▸ **Your instructions**: Images are not part of the copy; write out the rest of the data exactly as given.

▸ **Available data**:
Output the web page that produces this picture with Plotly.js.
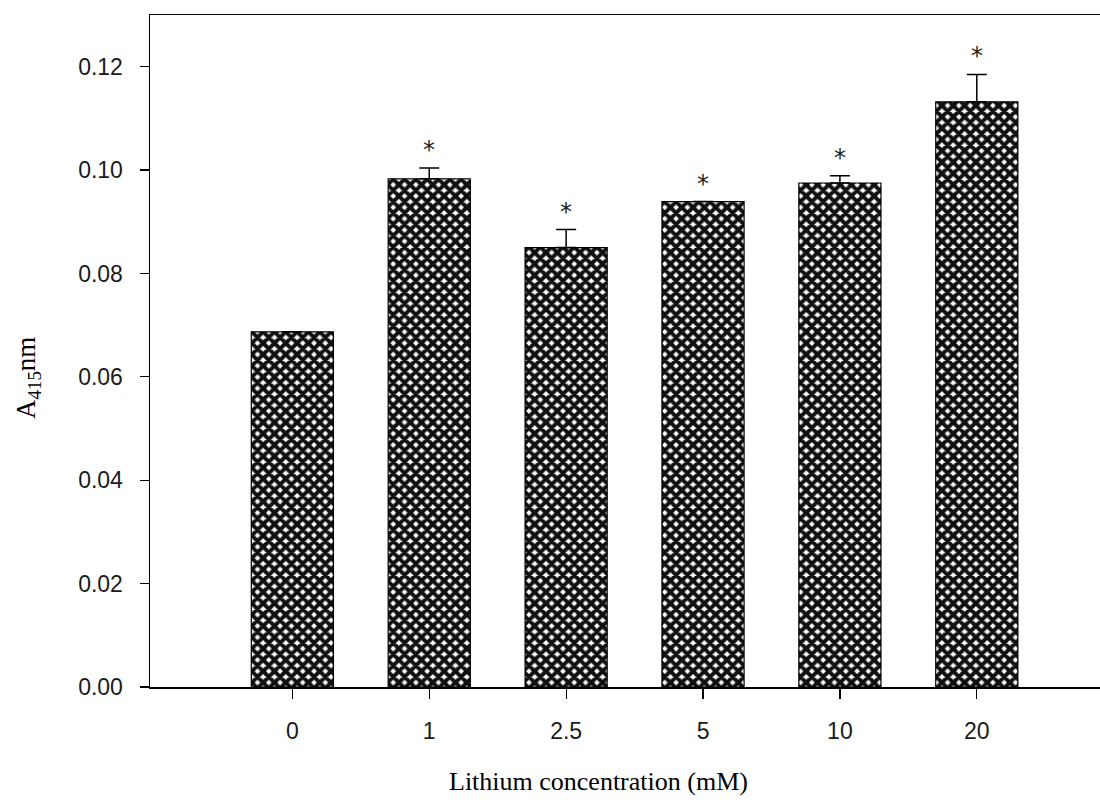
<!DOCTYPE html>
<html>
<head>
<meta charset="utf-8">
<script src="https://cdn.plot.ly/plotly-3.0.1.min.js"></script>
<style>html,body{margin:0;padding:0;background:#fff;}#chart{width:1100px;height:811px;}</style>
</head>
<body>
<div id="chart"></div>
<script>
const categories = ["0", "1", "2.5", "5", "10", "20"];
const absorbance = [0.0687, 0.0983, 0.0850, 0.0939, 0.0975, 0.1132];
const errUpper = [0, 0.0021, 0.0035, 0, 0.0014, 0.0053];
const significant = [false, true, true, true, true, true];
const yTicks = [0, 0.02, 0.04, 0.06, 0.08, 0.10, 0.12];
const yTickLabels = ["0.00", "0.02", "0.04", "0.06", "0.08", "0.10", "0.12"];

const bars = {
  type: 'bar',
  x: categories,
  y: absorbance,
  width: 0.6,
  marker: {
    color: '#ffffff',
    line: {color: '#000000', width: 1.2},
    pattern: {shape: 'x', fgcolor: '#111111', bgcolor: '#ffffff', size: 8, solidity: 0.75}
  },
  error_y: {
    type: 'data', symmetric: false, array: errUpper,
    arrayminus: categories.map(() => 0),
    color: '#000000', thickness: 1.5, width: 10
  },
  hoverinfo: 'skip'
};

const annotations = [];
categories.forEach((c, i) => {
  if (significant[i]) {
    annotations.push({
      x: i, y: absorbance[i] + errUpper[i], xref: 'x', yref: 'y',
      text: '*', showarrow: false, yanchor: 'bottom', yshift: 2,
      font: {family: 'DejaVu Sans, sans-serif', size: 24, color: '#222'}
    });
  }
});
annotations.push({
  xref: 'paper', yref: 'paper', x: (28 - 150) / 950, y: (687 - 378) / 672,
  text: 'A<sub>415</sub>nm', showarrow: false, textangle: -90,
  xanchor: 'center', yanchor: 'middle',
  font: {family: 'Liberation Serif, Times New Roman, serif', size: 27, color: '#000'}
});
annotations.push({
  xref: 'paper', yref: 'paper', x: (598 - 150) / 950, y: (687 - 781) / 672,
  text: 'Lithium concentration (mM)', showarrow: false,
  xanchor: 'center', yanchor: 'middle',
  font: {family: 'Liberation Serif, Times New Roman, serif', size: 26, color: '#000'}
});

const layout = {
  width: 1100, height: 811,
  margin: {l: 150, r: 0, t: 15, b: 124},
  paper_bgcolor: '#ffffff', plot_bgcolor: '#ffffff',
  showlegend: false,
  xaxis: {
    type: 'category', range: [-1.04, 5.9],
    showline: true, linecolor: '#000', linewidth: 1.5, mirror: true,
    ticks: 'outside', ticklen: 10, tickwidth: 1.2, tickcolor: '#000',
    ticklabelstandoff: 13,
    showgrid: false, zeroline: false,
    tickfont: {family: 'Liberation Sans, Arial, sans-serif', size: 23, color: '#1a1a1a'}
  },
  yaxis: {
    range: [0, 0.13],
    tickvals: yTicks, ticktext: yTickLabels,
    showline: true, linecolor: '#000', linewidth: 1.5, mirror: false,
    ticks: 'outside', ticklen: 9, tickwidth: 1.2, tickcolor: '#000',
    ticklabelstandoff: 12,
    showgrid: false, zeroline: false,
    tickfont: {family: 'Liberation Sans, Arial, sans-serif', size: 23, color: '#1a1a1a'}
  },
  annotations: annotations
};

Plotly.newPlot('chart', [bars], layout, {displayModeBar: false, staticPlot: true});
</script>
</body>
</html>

▸ **Result of this exercise**:
Output the web page that produces this picture with Plotly.js.
<!DOCTYPE html>
<html>
<head>
<meta charset="utf-8">
<script src="https://cdn.plot.ly/plotly-3.0.1.min.js"></script>
<style>html,body{margin:0;padding:0;background:#fff;}#chart{width:1100px;height:811px;}</style>
</head>
<body>
<div id="chart"></div>
<script>
const categories = ["0", "1", "2.5", "5", "10", "20"];
const absorbance = [0.0687, 0.0983, 0.0850, 0.0939, 0.0975, 0.1132];
const errUpper = [0, 0.0021, 0.0035, 0, 0.0014, 0.0053];
const significant = [false, true, true, true, true, true];
const yTicks = [0, 0.02, 0.04, 0.06, 0.08, 0.10, 0.12];
const yTickLabels = ["0.00", "0.02", "0.04", "0.06", "0.08", "0.10", "0.12"];

const bars = {
  type: 'bar',
  x: categories,
  y: absorbance,
  width: 0.6,
  marker: {
    color: '#ffffff',
    line: {color: '#000000', width: 1.2},
    pattern: {shape: 'x', fgcolor: '#111111', bgcolor: '#ffffff', size: 8, solidity: 0.75}
  },
  error_y: {
    type: 'data', symmetric: false, array: errUpper,
    arrayminus: categories.map(() => 0),
    color: '#000000', thickness: 1.5, width: 10
  },
  hoverinfo: 'skip'
};

const annotations = [];
categories.forEach((c, i) => {
  if (significant[i]) {
    annotations.push({
      x: i, y: absorbance[i] + errUpper[i], xref: 'x', yref: 'y',
      text: '*', showarrow: false, yanchor: 'bottom', yshift: 2,
      font: {family: 'DejaVu Sans, sans-serif', size: 24, color: '#222'}
    });
  }
});
annotations.push({
  xref: 'paper', yref: 'paper', x: (28 - 150) / 950, y: (687 - 378) / 672,
  text: 'A<sub>415</sub>nm', showarrow: false, textangle: -90,
  xanchor: 'center', yanchor: 'middle',
  font: {family: 'Liberation Serif, Times New Roman, serif', size: 27, color: '#000'}
});
annotations.push({
  xref: 'paper', yref: 'paper', x: (598 - 150) / 950, y: (687 - 781) / 672,
  text: 'Lithium concentration (mM)', showarrow: false,
  xanchor: 'center', yanchor: 'middle',
  font: {family: 'Liberation Serif, Times New Roman, serif', size: 26, color: '#000'}
});

const layout = {
  width: 1100, height: 811,
  margin: {l: 150, r: 0, t: 15, b: 124},
  paper_bgcolor: '#ffffff', plot_bgcolor: '#ffffff',
  showlegend: false,
  xaxis: {
    type: 'category', range: [-1.04, 5.9],
    showline: true, linecolor: '#000', linewidth: 1.5, mirror: true,
    ticks: 'outside', ticklen: 10, tickwidth: 1.2, tickcolor: '#000',
    ticklabelstandoff: 13,
    showgrid: false, zeroline: false,
    tickfont: {family: 'Liberation Sans, Arial, sans-serif', size: 23, color: '#1a1a1a'}
  },
  yaxis: {
    range: [0, 0.13],
    tickvals: yTicks, ticktext: yTickLabels,
    showline: true, linecolor: '#000', linewidth: 1.5, mirror: false,
    ticks: 'outside', ticklen: 9, tickwidth: 1.2, tickcolor: '#000',
    ticklabelstandoff: 12,
    showgrid: false, zeroline: false,
    tickfont: {family: 'Liberation Sans, Arial, sans-serif', size: 23, color: '#1a1a1a'}
  },
  annotations: annotations
};

Plotly.newPlot('chart', [bars], layout, {displayModeBar: false, staticPlot: true});
</script>
</body>
</html>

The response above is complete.